I agree with the previous discussions about llvm-mc vs yaml2obj. Most of time an assembly test is easier to read. In some cases yaml2obj can be more convenient. One notable inability of llvm-mc is that it cannot create invalid tests.
As to binary blobs: I am another disliker. I hope we can avoid them if possible. This may require some contribution to yaml2obj.
- contribute yaml2obj 2) improve lld Mach-O add YAML tests
is better than
- improve lld Mach-O and add binary tests 2) contribute to yaml2obj 3) convert binary tests to YAML tests
Note that the latter can increase the repository size indefinitely with these binary blobs. I am concerned about some practice in some areas of llvm-project, in particular, XCOFF in Object, and llvm-objdump Mach-O.
Just to be clear, none of the tests right now would benefit from additional work on yaml2obj. We just need lld-macho to produce dylibs, which I expect I'll have have a diff for by EOW. In the meantime I'll leave the tests as-is in YAML, and I'm happy to wait for the dylib-production diff to be approved before landing everything as a stack, so we don't have to worry about sullying trunk with undesired test formats :)
Can you add a brief comment here that we initialize dylibName.
Ditto -- we are initializing symbols.
Isn't uint32_t enough? It's not a big deal, but I'd use uint32_t for an index of GOT.
So GOT has no data but dynamic relocations? If so, I'd leave a brief comment here.
nit: add a blank line before a label.
Replace auto with a concrete type.
nit: we usually do
os << foo << bar << baz << fizz;
os << foo << bar; os << baz << fizz;
sgtm.
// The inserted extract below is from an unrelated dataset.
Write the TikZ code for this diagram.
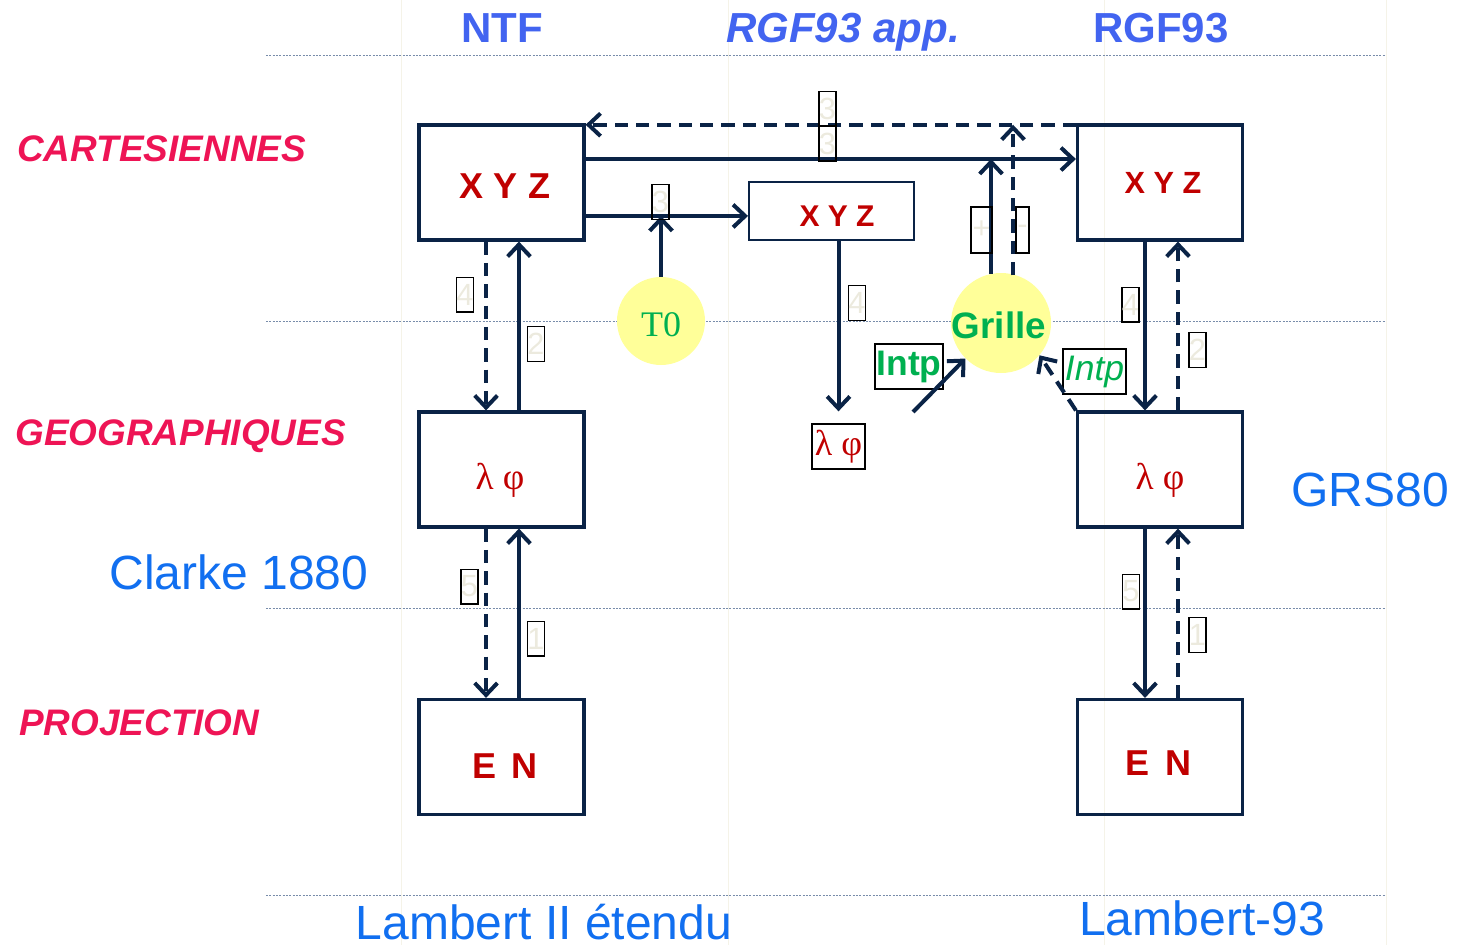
\documentclass[tikz,border=0pt]{standalone}
\usepackage{fontspec}
\setmainfont{Liberation Sans}
\newfontfamily\serifgr{Liberation Serif}
\usetikzlibrary{arrows.meta,calc}
\definecolor{navy}{RGB}{10,35,70}
\definecolor{darkred}{RGB}{192,0,0}
\definecolor{hdrblue}{RGB}{66,100,240}
\definecolor{crimson}{RGB}{238,20,85}
\definecolor{lblblue}{RGB}{17,111,240}
\definecolor{grn}{RGB}{0,176,80}
\definecolor{ylw}{RGB}{255,255,153}
\definecolor{guide}{RGB}{120,140,170}
\definecolor{faint}{RGB}{236,234,222}
\definecolor{vfaint}{RGB}{245,243,232}
\tikzset{
  mainbox/.style={draw=navy,line width=2.4pt,minimum width=123.75pt,minimum height=86.25pt,inner sep=0pt},
  boxtext/.style={text=darkred,font=\bfseries\fontsize{27}{30}\selectfont,inner sep=0pt},
  midbox/.style={draw=navy,line width=1.5pt,minimum width=123.75pt,minimum height=43.5pt,inner sep=0pt,text=darkred,font=\bfseries\fontsize{22.5}{26}\selectfont},
  geotext/.style={text=darkred,font=\serifgr\fontsize{28}{30}\selectfont,inner sep=0pt},
  numbox/.style={draw=black,line width=1pt,minimum width=12pt,minimum height=26pt,inner sep=0pt,text=faint,font=\fontsize{23}{26}\selectfont},
  arr/.style={draw=navy,line width=3pt,-{Straight Barb[length=9pt,width=17pt]}},
  darr/.style={arr,dash pattern=on 10pt off 6pt},
  guideline/.style={draw=guide,line width=0.75pt,dash pattern=on 1.5pt off 1pt},
  hdr/.style={text=hdrblue,font=\bfseries\fontsize{31.5}{36}\selectfont,inner sep=0pt},
  rowlbl/.style={text=crimson,font=\bfseries\itshape\fontsize{27.7}{32}\selectfont,inner sep=0pt,anchor=west},
  bluelbl/.style={text=lblblue,font=\fontsize{36}{40}\selectfont,inner sep=0pt},
  bubble/.style={circle,fill=ylw,draw=none,inner sep=0pt},
  intpbox/.style={draw=black,line width=1pt,inner sep=0pt,minimum height=33.75pt,text=grn}
}
\begin{document}
\begin{tikzpicture}[x=0.75pt,y=-0.75pt]
\useasboundingbox (0,0) rectangle (1458,945);
% faint vertical guides
\foreach \xx in {401,728,1104,1386} \draw[vfaint,line width=0.75pt] (\xx,0) -- (\xx,945);
% horizontal guides
\foreach \yy in {56,321,608,895} \draw[guideline] (266,\yy) -- (1386,\yy);
% headers
\node[hdr] (hntf) at (502,28) {NTF};
\node[hdr,font=\bfseries\itshape\fontsize{31.5}{36}\selectfont] (happ) at (843,32) {RGF93 app.};
\node[hdr] (hrgf) at (1161,28) {RGF93};
% row labels
\node[rowlbl] (lcart) at (17,149) {CARTESIENNES};
\node[rowlbl] (lgeo) at (15,436) {GEOGRAPHIQUES};
\node[rowlbl] (lproj) at (19,723) {PROJECTION};
\node[bluelbl] (lclarke) at (239,572) {Clarke 1880};
\node[bluelbl] (lgrs) at (1370,490) {GRS80};
\node[bluelbl] (llamb2) at (544,922) {Lambert II étendu};
\node[bluelbl] (llamb93) at (1202,918) {Lambert-93};
% bubbles
\node[bubble,minimum size=66pt] (t0) at (661,321) {};
\node[text=grn,font=\serifgr\fontsize{27}{30}\selectfont] (t0txt) at (661,325) {T0};
\node[bubble,minimum size=75pt] (grille) at (1001,323) {};
\node[text=grn,font=\bfseries\fontsize{27.6}{30}\selectfont] (grtxt) at (999,325) {Grille};
% boxes
\node[mainbox] (ntfxyz) at (501.5,182.5) {};
\node[boxtext] (ntfxyzt) at (505,186) {X Y Z};
\node[mainbox] (ntfgeo) at (501.5,469.5) {};
\node[geotext] (ntfgeot) at (500,480) {λ φ};
\node[mainbox] (ntfen) at (501.5,757) {};
\node[boxtext] (ntfent) at (505,766) {E\, N};
\node[midbox] (midxyz) at (831.5,211) {};
\node[boxtext,font=\bfseries\fontsize{22.5}{26}\selectfont] (midxyzt) at (837,216) {X Y Z};
\node[mainbox] (rgfxyz) at (1160,182.5) {};
\node[boxtext,font=\bfseries\fontsize{23}{26}\selectfont] (rgfxyzt) at (1163,183) {X Y Z};
\node[mainbox] (rgfgeo) at (1160,469.5) {};
\node[geotext] (rgfgeot) at (1160,480) {λ φ};
\node[mainbox] (rgfen) at (1160,757) {};
\node[boxtext] (rgfent) at (1158,763) {E\, N};
\node[draw=black,line width=1pt,minimum width=39.75pt,minimum height=33.75pt,inner sep=0pt,text=darkred,font=\serifgr\fontsize{27}{28}\selectfont] (smallgeo) at (838.5,446.5) {λ φ};
% Intp boxes
\node[intpbox,minimum width=51pt,font=\bfseries\fontsize{26.6}{30}\selectfont] (intpa) at (909,366.5) {Intp};
\node[intpbox,minimum width=47.25pt,font=\itshape\fontsize{26.6}{30}\selectfont] (intpb) at (1094.5,371.5) {Intp};
% arrows top
\coordinate (ytop) at ([yshift=17.6pt]ntfxyz.east);
\coordinate (ymid) at ([yshift=-25.1pt]ntfxyz.east);
\coordinate (ydash) at ([yshift=-1pt]ntfxyz.north east);
\draw[darr] (rgfxyz.north west |- ydash) -- (ydash);
\draw[arr] (ytop) -- (ytop -| rgfxyz.west);
\draw[arr] (ymid) -- (ymid -| midxyz.west);
\draw[arr] (t0.north) -- (t0.north |- ymid);
\draw[arr] (smallgeo.north |- midxyz.south) -- ([yshift=9pt]smallgeo.north);
\coordinate (g1) at ([xshift=-7.5pt,yshift=-1pt]grille.north);
\coordinate (g2) at ([xshift=9pt,yshift=-2pt]grille.north);
\draw[arr] (g1) -- (g1 |- ytop);
\draw[darr] (g2) -- (g2 |- ydash);
\coordinate (intpstart) at (913,412);
\draw[arr] (intpstart) -- (grille.225);
\draw[darr] (rgfgeo.north west) -- (grille.320);
% NTF column
\draw[darr] ([xshift=-11.6pt]ntfxyz.south) -- ([xshift=-11.6pt]ntfgeo.north);
\draw[arr] ([xshift=13.1pt]ntfgeo.north) -- ([xshift=13.1pt]ntfxyz.south);
\draw[darr] ([xshift=-11.6pt]ntfgeo.south) -- ([xshift=-11.6pt]ntfen.north);
\draw[arr] ([xshift=13.1pt]ntfen.north) -- ([xshift=13.1pt]ntfgeo.south);
% RGF column
\draw[arr] ([xshift=-11.25pt]rgfxyz.south) -- ([xshift=-11.25pt]rgfgeo.north);
\draw[darr] ([xshift=13.5pt]rgfgeo.north) -- ([xshift=13.5pt]rgfxyz.south);
\draw[arr] ([xshift=-11.25pt]rgfgeo.south) -- ([xshift=-11.25pt]rgfen.north);
\draw[darr] ([xshift=13.5pt]rgfen.north) -- ([xshift=13.5pt]rgfgeo.south);
% number boxes
\node[numbox] (n3a) at (827.5,109) {3};
\node[numbox] (n3b) at (827.5,143.5) {3};
\node[numbox] (n3c) at (660.5,202) {3};
\node[numbox] (n4a) at (465,294.5) {4};
\node[numbox] (n2a) at (536,344) {2};
\node[numbox,minimum width=15.75pt,minimum height=34.5pt] (nplus) at (981.5,230) {+};
\node[numbox,minimum width=9.75pt,minimum height=34.5pt] (nminus) at (1022.5,230) {-};
\node[numbox] (n4b) at (857,303) {4};
\node[numbox] (n4c) at (1130.5,304.5) {4};
\node[numbox] (n2b) at (1197.5,350) {2};
\node[numbox] (n5a) at (469.5,586.5) {5};
\node[numbox] (n1a) at (536,638.5) {1};
\node[numbox] (n5b) at (1131,591.5) {5};
\node[numbox] (n1b) at (1197.5,635) {1};
\end{tikzpicture}
\end{document}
Any thoughts on whether we should make a wrapper class like the ByteBuffer in ReaderWriter/MachO? I didn't see a whole lot of usage of raw_ostreams in the other lld implementations but I didn't find any abstraction layer over them either
Actually, I'm not sure it's right to say that it has "no data" -- it does actually occupy space in the binary (unlike the __PAGEZERO segment, a section can't have zero filesize while having a non-zero-length address range), so I think saying it contains all zeroes is more accurate.
We don't usually use raw_ostream because we usually write to the output file in two passes: in the first pass, we compute an offset for each output element, and then in the second pass, we let each output element to copy itself to the output file.
However, that two-pass technique cannot be used to create a ULEB-encoded stuff. because we don't know the exact size of each output element until we fix the file contents. Constructing an ULEB-encoded section contents are naturally sequential. So the usage of raw_ostream in for this section is fine. I don't see any problem with that.
Is it correct to just consider LC_SYMTAB for this, or should we also be consulting LC_DYSYMTAB and/or the export trie? If so, we don't have to address that in this diff, but we should add a TODO.
We should also add a TODO about handling a missing LC_SYMTAB.
Where is this used?
It's kinda interesting to me that GotSection would inherit from InputSection, since it's not an input section, of course.
LLD ELF explains this design decision like so:
// Synthetic sections are designed as input sections as opposed to // output sections because we want to allow them to be manipulated // using linker scripts just like other input sections from regular // files.
For Mach-O, we don't have linker scripts, so perhaps that reasoning doesn't hold.
COFF uses Chunks instead of InputSections, since there's more synthesized data (https://lld.llvm.org/NewLLD.html#important-data-structures). I think Mach-O has a good amount of linker-synthesized data and input section processing as well, so a COFF-like design might make more sense. It's hard to say until we have more of the implementation though.
I'll give other reviewers a few more days to take a look.
We shouldn't be doing this for symbols that are undefined in the dylib's symbol table, right? (And if so, we should add a test for that, though I don't think that'll be possible till after your follow-ups.)
Looks like LLD ELF adds both defined and undefined symbols from dylibs into the symbol table, presumably to be able to check if all undefined symbols for dylibs are satisfied when linking an executable. Whether or not we do that depends on ld64's behavior there.
I think re-exported symbols also appear as undefined in the symbol table... I need to figure out how to distinguish them. I'll add a TODO.
Actually, I see that we already have getName(). It just doesn't always work because we neglected to copy the strings from our input arguments before discarding them. I'll fix it and use that
LGTM with the comments addressed. I can commit this for you once they are.
I believe these should actually be placed on the search path *after* any user-specified -L directories. At least that's what ld64 appears to do, based on the output from its -v option.
Nit: when one branch of an if-else has braces, all the others should too.